If you thought Thanksgiving Day was unusually cold this year in San Francisco, you were correct. In fact, it tied a century-old record. The high temperature in the city on Thursday was forty-eight degrees. That tied a record high temperature for the coldest date for San Francisco in the month of November. That record had stood unchallenged since November 27th, 1896, when it last happened. According to the National Weather Service, the coldest high-temperature day ever in San Francisco was a freezing thirty-five degrees on December 11th, 1932. That day also holds the distinction for the coldest record low temperature ever recorded in the city, which is twenty-seven degrees. San Francisco was not alone dealing with below-average temperatures. SFGate

Saturday and Sunday’s cool weather are expected to set temperature records for the Las Vegas Valley. Chelsea Kryston, a meteorologist with the National Weather Service, said Saturday’s high temperature is projected to be 48 degrees with a low of 33 degrees. That forecasted high temperature is just off the record low high of 47 degrees set in 2006. “It (the record) is within a degree right now of our forecast,” Kryston said. Sunday could be a record-setter, too. The record low high temperature is 51 degrees set in 2004. The projected high temperature on Sunday, meanwhile, is 51 degrees. “Sunday is a possible low high record,” Kryston said, adding the low for Sunday is 38 degrees. 0.35 inch of rain (9 millimetres) fell in Las Vegas through 8 a.m. Wednesday, breaking the old record for the date set in 1963.Las Vegas Review Journal.

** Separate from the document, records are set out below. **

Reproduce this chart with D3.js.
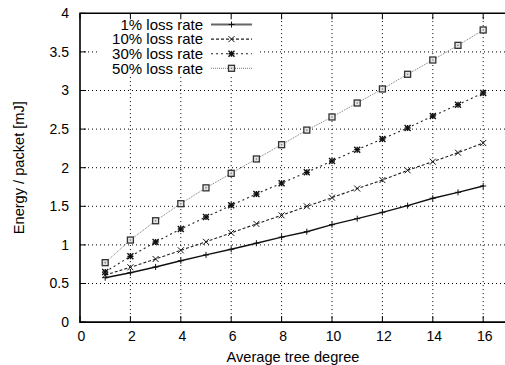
<!DOCTYPE html>
<html>
<head>
<meta charset="utf-8">
<script src="https://cdn.jsdelivr.net/npm/d3@7"></script>
<style>
    body { margin: 0; background: #fff; }
    svg { display: block; font-family: "Liberation Sans", Arial, sans-serif; }
</style>
</head>
<body>
<svg id="chart" width="505" height="365"></svg>
<script>
// Data
const treeDegree = [1, 2, 3, 4, 5, 6, 7, 8, 9, 10, 11, 12, 13, 14, 15, 16];
const loss1 = [0.575, 0.64, 0.714, 0.795, 0.87, 0.943, 1.022, 1.10, 1.171, 1.262, 1.34, 1.422, 1.508, 1.604, 1.681, 1.763];
const loss10 = [0.61, 0.71, 0.817, 0.93, 1.04, 1.156, 1.272, 1.383, 1.50, 1.612, 1.73, 1.84, 1.966, 2.078, 2.194, 2.32];
const loss30 = [0.65, 0.852, 1.037, 1.206, 1.361, 1.513, 1.66, 1.80, 1.94, 2.087, 2.234, 2.372, 2.514, 2.67, 2.816, 2.968];
const loss50 = [0.77, 1.063, 1.313, 1.534, 1.739, 1.927, 2.113, 2.298, 2.487, 2.657, 2.838, 3.02, 3.21, 3.395, 3.585, 3.784];
const seriesLabels = ["1% loss rate", "10% loss rate", "30% loss rate", "50% loss rate"];
const xTicks = [0, 2, 4, 6, 8, 10, 12, 14, 16];
const yTicks = [0, 0.5, 1, 1.5, 2, 2.5, 3, 3.5, 4];

// Line style per series (gnuplot-like)
const seriesStyles = [
    { values: loss1, stroke: "#111", width: 1.4, dash: null, marker: "plus", sampleStroke: "#666", sampleWidth: 2 },
    { values: loss10, stroke: "#222", width: 1.1, dash: "3,2", marker: "cross" },
    { values: loss30, stroke: "#222", width: 1.1, dash: "2,3", marker: "star" },
    { values: loss50, stroke: "#777", width: 1, dash: "1,1", marker: "box" }
];

const svg = d3.select("#chart");

// Plot area (x axis runs on past the right edge of the picture)
const plotLeft = 80, plotTop = 13.3, plotBottom = 322.1;
const x = d3.scaleLinear().domain([0, 18]).range([plotLeft, plotLeft + 18 * 25.2]);
const y = d3.scaleLinear().domain([0, 4]).range([plotBottom, plotTop]);
const plotRight = x(18);

// Dotted grid
const grid = svg.append("g").attr("stroke", "#000").attr("stroke-width", 1).attr("stroke-dasharray", "1,3");
grid.selectAll(".gx").data(xTicks.filter(d => d > 0)).join("line")
    .attr("class", "gx")
    .attr("x1", d => x(d)).attr("x2", d => x(d))
    .attr("y1", plotBottom).attr("y2", plotTop);
grid.selectAll(".gy").data(yTicks.filter(d => d > 0 && d < 4)).join("line")
    .attr("class", "gy")
    .attr("x1", plotLeft).attr("x2", plotRight)
    .attr("y1", d => y(d)).attr("y2", d => y(d));

// Point markers: plus, cross, star (plus + cross) and open box
function drawMarker(g, type, cx, cy, color) {
    const s = 3;
    if (type === "plus" || type === "star") {
        g.append("path").attr("d", `M${cx - s},${cy}H${cx + s}M${cx},${cy - s}V${cy + s}`)
            .attr("stroke", color).attr("stroke-width", type === "star" ? 1.4 : 1);
    }
    if (type === "cross" || type === "star") {
        g.append("path").attr("d", `M${cx - s},${cy - s}L${cx + s},${cy + s}M${cx - s},${cy + s}L${cx + s},${cy - s}`)
            .attr("stroke", color).attr("stroke-width", type === "star" ? 1.4 : 1);
    }
    if (type === "box") {
        g.append("rect").attr("x", cx - 3).attr("y", cy - 3).attr("width", 6).attr("height", 6)
            .attr("fill", "#e4e4e4").attr("stroke", "#333").attr("stroke-width", 1.3);
        g.append("circle").attr("cx", cx).attr("cy", cy).attr("r", 0.8).attr("fill", "#777");
    }
}

const line = d3.line().x((d, i) => x(treeDegree[i])).y(d => y(d));

seriesStyles.forEach(s => {
    svg.append("path")
        .datum(s.values)
        .attr("d", line)
        .attr("fill", "none")
        .attr("stroke", s.stroke)
        .attr("stroke-width", s.width)
        .attr("stroke-dasharray", s.dash);
    const mg = svg.append("g");
    s.values.forEach((v, i) => drawMarker(mg, s.marker, x(treeDegree[i]), y(v), "#111"));
});

// Legend with white background
const legendX = 203, legendY0 = 24.5, legendStep = 14.6;
svg.append("rect")
    .attr("x", 100).attr("y", 16)
    .attr("width", 158).attr("height", 60)
    .attr("fill", "#fff");

seriesStyles.forEach((s, i) => {
    const ly = legendY0 + i * legendStep;
    svg.append("text")
        .attr("x", legendX).attr("y", ly)
        .attr("dy", "0.35em")
        .attr("text-anchor", "end")
        .attr("font-size", 15)
        .attr("fill", "#000")
        .text(seriesLabels[i]);
    svg.append("line")
        .attr("x1", 211).attr("x2", 252)
        .attr("y1", ly).attr("y2", ly)
        .attr("stroke", s.sampleStroke || s.stroke)
        .attr("stroke-width", s.sampleWidth || s.width)
        .attr("stroke-dasharray", s.dash);
    drawMarker(svg, s.marker, 231.5, ly, "#111");
});

// Axes: inward ticks, mirrored on top
const ticks = svg.append("g").attr("stroke", "#000").attr("stroke-width", 1);
xTicks.forEach(t => {
    ticks.append("line").attr("x1", x(t)).attr("x2", x(t)).attr("y1", plotBottom).attr("y2", plotBottom - 6);
    ticks.append("line").attr("x1", x(t)).attr("x2", x(t)).attr("y1", plotTop).attr("y2", plotTop + 6);
});
yTicks.forEach(t => {
    ticks.append("line").attr("x1", plotLeft).attr("x2", plotLeft + 6).attr("y1", y(t)).attr("y2", y(t));
});

// Border
svg.append("path")
    .attr("d", `M${plotRight},${plotTop}H${plotLeft}V${plotBottom}H${plotRight}`)
    .attr("fill", "none")
    .attr("stroke", "#000")
    .attr("stroke-width", 1.6);

// Tick labels
svg.append("g").selectAll("text").data(xTicks).join("text")
    .attr("x", d => x(d) + 1.5).attr("y", 336)
    .attr("dy", "0.35em")
    .attr("text-anchor", "middle")
    .attr("font-size", 14)
    .text(d => d);

svg.append("g").selectAll("text").data(yTicks).join("text")
    .attr("x", 69).attr("y", d => y(d))
    .attr("dy", "0.35em")
    .attr("text-anchor", "end")
    .attr("font-size", 14)
    .text(d => d);

// Axis titles
svg.append("text")
    .attr("x", 293).attr("y", 357)
    .attr("dy", "0.35em")
    .attr("text-anchor", "middle")
    .attr("font-size", 14.6)
    .text("Average tree degree");

svg.append("text")
    .attr("transform", `translate(19, ${(plotTop + plotBottom) / 2}) rotate(-90)`)
    .attr("dy", "0.35em")
    .attr("text-anchor", "middle")
    .attr("font-size", 14.6)
    .text("Energy / packet [mJ]");
</script>
</body>
</html>
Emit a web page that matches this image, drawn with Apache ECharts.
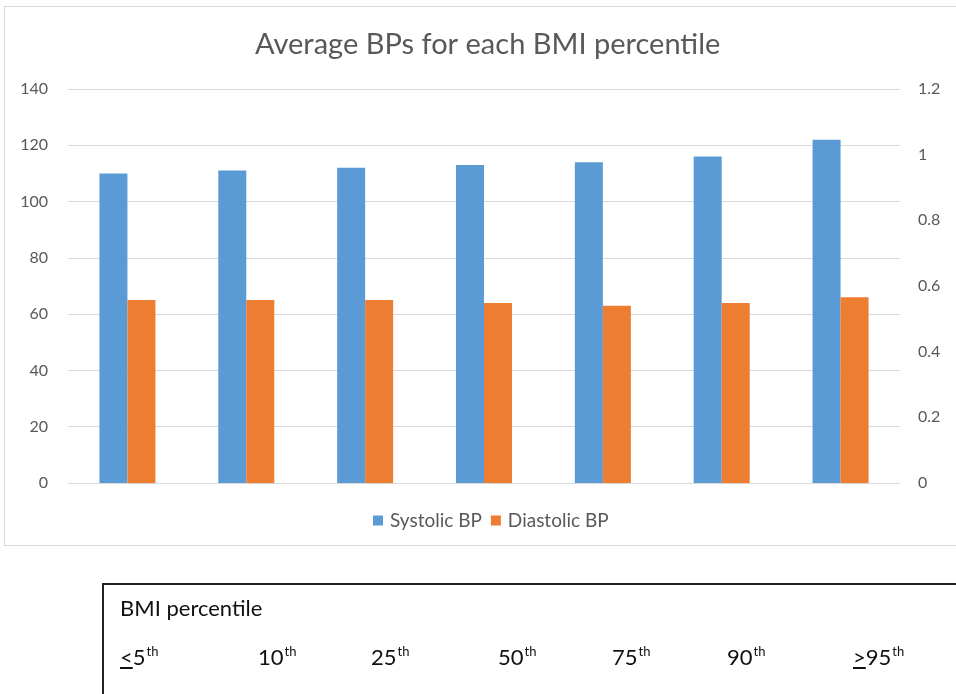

On Tuesday, a historic blizzard with snowfalls up to 33 inches (83.82 centimetres) fell in Drake, Colorado, while the university towns of Boulder and Fort Collins got respectively 17.6 and 15.5 inches, both the second biggest November totals in history, according to The Weather Channel.

As of 4 p.m. on Thursday, Long Beach had received 2.17 inches of rain, breaking the previous record of 1.93 inches set in 1970, according to the National Weather Service.

In California, snowfall totals topped 4 feet at Big Bear; Lake Arrowhead had over 2 feet and Idyllwild over 1 foot.